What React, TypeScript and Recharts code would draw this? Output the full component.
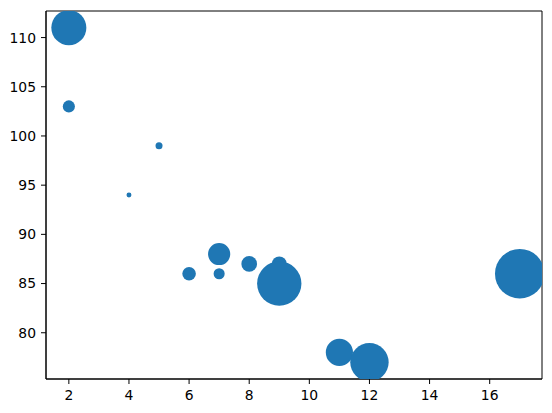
import React from "react";
import { ScatterChart, Scatter, XAxis, YAxis, ZAxis, ReferenceArea } from "recharts";

const xValues = [5, 7, 8, 7, 2, 17, 2, 9, 4, 11, 12, 9, 6];
const yValues = [99, 86, 87, 88, 111, 86, 103, 87, 94, 78, 77, 85, 86];
const sizes = [20, 50, 100, 200, 500, 1000, 60, 90, 10, 300, 600, 800, 75];
const xTicks = [2, 4, 6, 8, 10, 12, 14, 16];
const yTicks = [80, 85, 90, 95, 100, 105, 110];

const xDomain = [1.24, 17.74];
const yDomain = [75.3, 112.7];

const data = xValues.map((x, i) => ({ x, y: yValues[i], s: sizes[i] }));

const tickStyle = { fill: "#000", fontSize: 13.9, fontFamily: "DejaVu Sans" };

export default function App() {
  return (
    <div style={{ margin: -8, width: 552, height: 413, background: "#fff" }}>
      <ScatterChart
        width={552}
        height={413}
        margin={{ top: 11, right: 10, left: 0, bottom: 0 }}
      >
        <XAxis
          type="number"
          dataKey="x"
          domain={xDomain}
          ticks={xTicks}
          allowDataOverflow
          height={34}
          tick={tickStyle}
          tickSize={5}
          tickMargin={6}
          axisLine={{ stroke: "#000" }}
          tickLine={{ stroke: "#000" }}
        />
        <YAxis
          type="number"
          dataKey="y"
          domain={yDomain}
          ticks={yTicks}
          allowDataOverflow
          width={46}
          tick={tickStyle}
          tickSize={5}
          tickMargin={5}
          axisLine={{ stroke: "#000" }}
          tickLine={{ stroke: "#000" }}
        />
        <ZAxis type="number" dataKey="s" domain={[0, 1000]} range={[0, 1929]} />
        <Scatter
          data={data}
          fill="#1f77b4"
          shape="circle"
          isAnimationActive={false}
        />
        <ReferenceArea
          x1={xDomain[0]}
          x2={xDomain[1]}
          y1={yDomain[0]}
          y2={yDomain[1]}
          fill="none"
          fillOpacity={0}
          stroke="#000"
          strokeOpacity={1}
          ifOverflow="visible"
        />
      </ScatterChart>
    </div>
  );
}
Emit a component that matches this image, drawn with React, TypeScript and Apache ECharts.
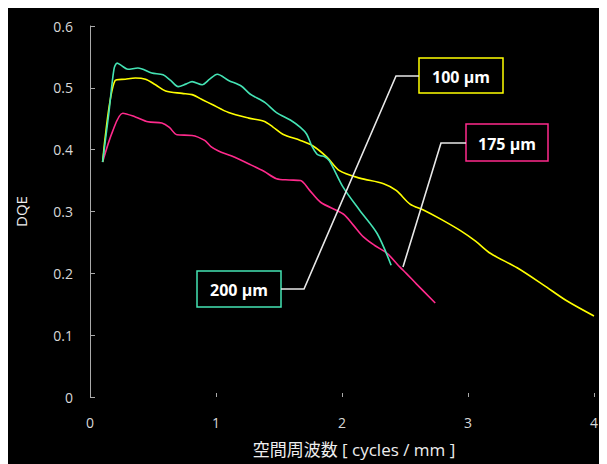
+-------+
> _PROMPT_: Your task is to reproduce exactly the lines from the start of the data above through the line containing "const yDomain = [75.3, 112.7];", leaving every picture out.

> _PROBLEM SOLUTION_:
What React, TypeScript and Recharts code would draw this? Output the full component.
import React from "react";
import { ScatterChart, Scatter, XAxis, YAxis, ZAxis, ReferenceArea } from "recharts";

const xValues = [5, 7, 8, 7, 2, 17, 2, 9, 4, 11, 12, 9, 6];
const yValues = [99, 86, 87, 88, 111, 86, 103, 87, 94, 78, 77, 85, 86];
const sizes = [20, 50, 100, 200, 500, 1000, 60, 90, 10, 300, 600, 800, 75];
const xTicks = [2, 4, 6, 8, 10, 12, 14, 16];
const yTicks = [80, 85, 90, 95, 100, 105, 110];

const xDomain = [1.24, 17.74];
const yDomain = [75.3, 112.7];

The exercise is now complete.